In response to absence management concerns countywide, the President’s Office launched an overtime and FMLA taskforce in spring 2011 with assistance from Civic Consulting Alliance. The task force included members from CCHHS, the Sheriff’s Office, Forest Preserve, Juvenile Temporary Detention Center and the Clerk of the Court who collaborated with subject matter experts from Civic Consulting Alliance to identify issues, potential solutions and best practices to better manage sick time, FMLA leave, ordinary disability and workers' compensation. Through this initiative and using data collected from STAR, the task force determined that in the long term a holistic approach leveraging the absence management administrative expertise of an external provider was the best course of action. An RFP was developed and issued for a full scope of absence management services.

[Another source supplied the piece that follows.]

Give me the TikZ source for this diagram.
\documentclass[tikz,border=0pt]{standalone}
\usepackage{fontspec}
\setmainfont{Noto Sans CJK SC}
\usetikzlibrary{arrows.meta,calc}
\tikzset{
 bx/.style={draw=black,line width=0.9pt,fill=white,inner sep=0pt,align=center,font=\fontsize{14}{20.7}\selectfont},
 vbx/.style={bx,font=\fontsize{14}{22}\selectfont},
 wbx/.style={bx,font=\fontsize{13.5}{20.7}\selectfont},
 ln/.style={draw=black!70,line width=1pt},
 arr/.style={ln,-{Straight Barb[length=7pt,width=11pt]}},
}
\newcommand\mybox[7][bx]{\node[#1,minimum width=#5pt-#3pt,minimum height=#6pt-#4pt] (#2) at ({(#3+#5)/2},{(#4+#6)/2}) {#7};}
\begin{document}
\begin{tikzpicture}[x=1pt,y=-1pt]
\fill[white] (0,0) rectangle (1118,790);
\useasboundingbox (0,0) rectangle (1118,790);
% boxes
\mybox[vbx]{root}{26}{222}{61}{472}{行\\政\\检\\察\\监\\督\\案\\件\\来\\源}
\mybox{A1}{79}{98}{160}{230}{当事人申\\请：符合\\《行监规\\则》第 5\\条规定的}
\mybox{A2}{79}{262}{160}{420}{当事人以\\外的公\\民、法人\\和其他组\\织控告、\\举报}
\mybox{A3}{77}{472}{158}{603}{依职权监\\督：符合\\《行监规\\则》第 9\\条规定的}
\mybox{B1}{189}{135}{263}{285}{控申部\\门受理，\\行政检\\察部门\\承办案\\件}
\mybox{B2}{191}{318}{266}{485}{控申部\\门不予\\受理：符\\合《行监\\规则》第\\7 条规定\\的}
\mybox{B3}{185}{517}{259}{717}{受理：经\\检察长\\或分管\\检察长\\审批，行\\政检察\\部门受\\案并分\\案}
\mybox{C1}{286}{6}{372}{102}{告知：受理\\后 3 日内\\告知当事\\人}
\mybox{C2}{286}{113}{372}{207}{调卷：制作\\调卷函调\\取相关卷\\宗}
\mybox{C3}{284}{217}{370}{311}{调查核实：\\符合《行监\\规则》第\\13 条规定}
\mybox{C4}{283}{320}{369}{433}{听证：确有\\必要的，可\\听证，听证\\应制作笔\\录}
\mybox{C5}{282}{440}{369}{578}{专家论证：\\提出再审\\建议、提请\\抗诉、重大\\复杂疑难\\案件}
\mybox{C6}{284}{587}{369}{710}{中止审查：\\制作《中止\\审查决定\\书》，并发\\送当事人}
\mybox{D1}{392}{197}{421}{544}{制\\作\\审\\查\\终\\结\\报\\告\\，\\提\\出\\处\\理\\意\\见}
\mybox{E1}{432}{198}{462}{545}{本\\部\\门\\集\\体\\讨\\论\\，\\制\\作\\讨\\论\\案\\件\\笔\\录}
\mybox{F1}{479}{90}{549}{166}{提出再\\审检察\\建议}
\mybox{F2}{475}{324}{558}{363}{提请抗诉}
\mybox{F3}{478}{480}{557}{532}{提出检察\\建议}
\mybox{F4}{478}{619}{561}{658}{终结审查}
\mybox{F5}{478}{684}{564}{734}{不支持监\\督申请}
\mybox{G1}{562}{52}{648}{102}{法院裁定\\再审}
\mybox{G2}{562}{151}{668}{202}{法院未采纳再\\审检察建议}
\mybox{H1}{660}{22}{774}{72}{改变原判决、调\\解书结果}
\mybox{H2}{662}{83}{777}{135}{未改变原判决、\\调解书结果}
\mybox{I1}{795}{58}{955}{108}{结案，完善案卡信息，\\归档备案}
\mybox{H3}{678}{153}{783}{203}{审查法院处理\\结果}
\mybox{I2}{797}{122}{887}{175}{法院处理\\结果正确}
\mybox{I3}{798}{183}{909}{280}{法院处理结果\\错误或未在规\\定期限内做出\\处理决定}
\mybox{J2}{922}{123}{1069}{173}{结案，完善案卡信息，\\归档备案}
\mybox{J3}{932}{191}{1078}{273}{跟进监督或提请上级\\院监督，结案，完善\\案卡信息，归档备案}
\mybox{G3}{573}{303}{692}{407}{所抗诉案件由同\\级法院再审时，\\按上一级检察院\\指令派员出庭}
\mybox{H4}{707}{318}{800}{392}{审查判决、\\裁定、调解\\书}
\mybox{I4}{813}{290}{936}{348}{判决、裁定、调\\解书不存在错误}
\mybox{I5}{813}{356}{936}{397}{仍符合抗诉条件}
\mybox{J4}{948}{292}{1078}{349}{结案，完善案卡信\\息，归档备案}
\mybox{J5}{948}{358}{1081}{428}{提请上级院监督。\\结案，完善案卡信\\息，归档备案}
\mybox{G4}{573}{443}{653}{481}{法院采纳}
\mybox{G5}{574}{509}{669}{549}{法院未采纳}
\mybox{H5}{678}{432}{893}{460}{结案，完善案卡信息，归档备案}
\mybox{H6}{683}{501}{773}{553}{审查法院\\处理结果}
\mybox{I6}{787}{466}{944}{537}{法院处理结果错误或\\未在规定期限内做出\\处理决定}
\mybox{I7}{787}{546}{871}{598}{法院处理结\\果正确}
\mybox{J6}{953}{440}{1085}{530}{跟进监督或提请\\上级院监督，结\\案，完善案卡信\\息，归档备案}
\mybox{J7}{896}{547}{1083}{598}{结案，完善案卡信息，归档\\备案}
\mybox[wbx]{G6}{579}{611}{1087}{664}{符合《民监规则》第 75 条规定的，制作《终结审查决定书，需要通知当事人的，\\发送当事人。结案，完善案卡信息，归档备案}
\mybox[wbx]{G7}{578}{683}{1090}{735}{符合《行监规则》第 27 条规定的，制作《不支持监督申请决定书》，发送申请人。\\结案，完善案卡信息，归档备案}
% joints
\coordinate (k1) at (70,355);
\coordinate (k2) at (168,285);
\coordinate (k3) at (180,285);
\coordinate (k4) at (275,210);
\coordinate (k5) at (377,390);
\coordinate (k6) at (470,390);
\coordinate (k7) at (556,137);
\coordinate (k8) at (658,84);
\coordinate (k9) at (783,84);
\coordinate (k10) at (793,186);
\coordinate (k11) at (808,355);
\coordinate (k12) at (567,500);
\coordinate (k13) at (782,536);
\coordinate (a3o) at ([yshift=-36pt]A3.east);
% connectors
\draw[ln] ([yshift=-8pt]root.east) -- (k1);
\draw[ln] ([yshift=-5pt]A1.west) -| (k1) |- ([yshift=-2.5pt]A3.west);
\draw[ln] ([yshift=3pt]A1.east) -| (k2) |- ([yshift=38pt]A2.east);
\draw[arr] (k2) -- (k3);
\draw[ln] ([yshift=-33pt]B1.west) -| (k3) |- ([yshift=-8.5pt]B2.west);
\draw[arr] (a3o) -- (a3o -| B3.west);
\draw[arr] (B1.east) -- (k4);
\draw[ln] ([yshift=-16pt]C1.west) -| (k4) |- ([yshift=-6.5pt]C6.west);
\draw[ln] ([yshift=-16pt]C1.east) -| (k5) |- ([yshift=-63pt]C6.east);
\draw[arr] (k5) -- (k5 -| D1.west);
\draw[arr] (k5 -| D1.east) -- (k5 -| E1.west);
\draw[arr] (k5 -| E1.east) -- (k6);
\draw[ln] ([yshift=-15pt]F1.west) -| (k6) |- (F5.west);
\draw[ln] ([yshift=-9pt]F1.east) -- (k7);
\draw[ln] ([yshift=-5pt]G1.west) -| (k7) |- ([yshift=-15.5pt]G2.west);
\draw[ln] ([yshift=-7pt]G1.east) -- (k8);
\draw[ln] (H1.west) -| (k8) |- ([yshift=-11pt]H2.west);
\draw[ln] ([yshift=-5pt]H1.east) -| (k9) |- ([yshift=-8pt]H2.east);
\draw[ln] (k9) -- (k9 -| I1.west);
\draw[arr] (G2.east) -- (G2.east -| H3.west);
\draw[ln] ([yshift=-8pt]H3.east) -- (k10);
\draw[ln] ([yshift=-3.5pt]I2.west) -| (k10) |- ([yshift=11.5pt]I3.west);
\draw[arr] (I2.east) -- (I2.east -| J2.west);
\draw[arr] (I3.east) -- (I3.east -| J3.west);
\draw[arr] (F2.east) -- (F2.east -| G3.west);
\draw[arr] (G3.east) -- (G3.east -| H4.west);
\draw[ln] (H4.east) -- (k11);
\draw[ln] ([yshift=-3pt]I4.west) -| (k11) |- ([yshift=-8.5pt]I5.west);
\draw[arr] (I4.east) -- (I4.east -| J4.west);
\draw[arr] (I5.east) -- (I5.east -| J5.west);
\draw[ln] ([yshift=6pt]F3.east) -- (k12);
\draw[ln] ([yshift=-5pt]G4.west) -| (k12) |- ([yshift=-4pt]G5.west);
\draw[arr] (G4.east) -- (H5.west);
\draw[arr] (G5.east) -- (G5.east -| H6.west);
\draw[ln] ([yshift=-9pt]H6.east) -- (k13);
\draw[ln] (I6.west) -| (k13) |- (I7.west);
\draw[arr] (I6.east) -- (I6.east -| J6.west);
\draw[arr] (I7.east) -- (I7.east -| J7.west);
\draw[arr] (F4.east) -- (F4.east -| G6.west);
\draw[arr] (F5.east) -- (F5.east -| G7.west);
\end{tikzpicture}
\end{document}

In conjunction with the absence management RFP, Civic Consulting Alliance worked with the Bureau of Human Resources to design an internal pilot program to help managers identify absence profiles of their employees and instruct them on how to take proactive measures to reign in misuse and abuse. The program provides supervisors with a series of reports containing current information on employee absences, along with target goals that improve on or surpass performance from previous years. The pilot ran for three months and the reports and processes will be extended to all of the Offices Under the President. The combined effort will help empower managers and supervisors at Cook County to work with their employees to increase productivity and provide better service to the taxpayers of Cook County.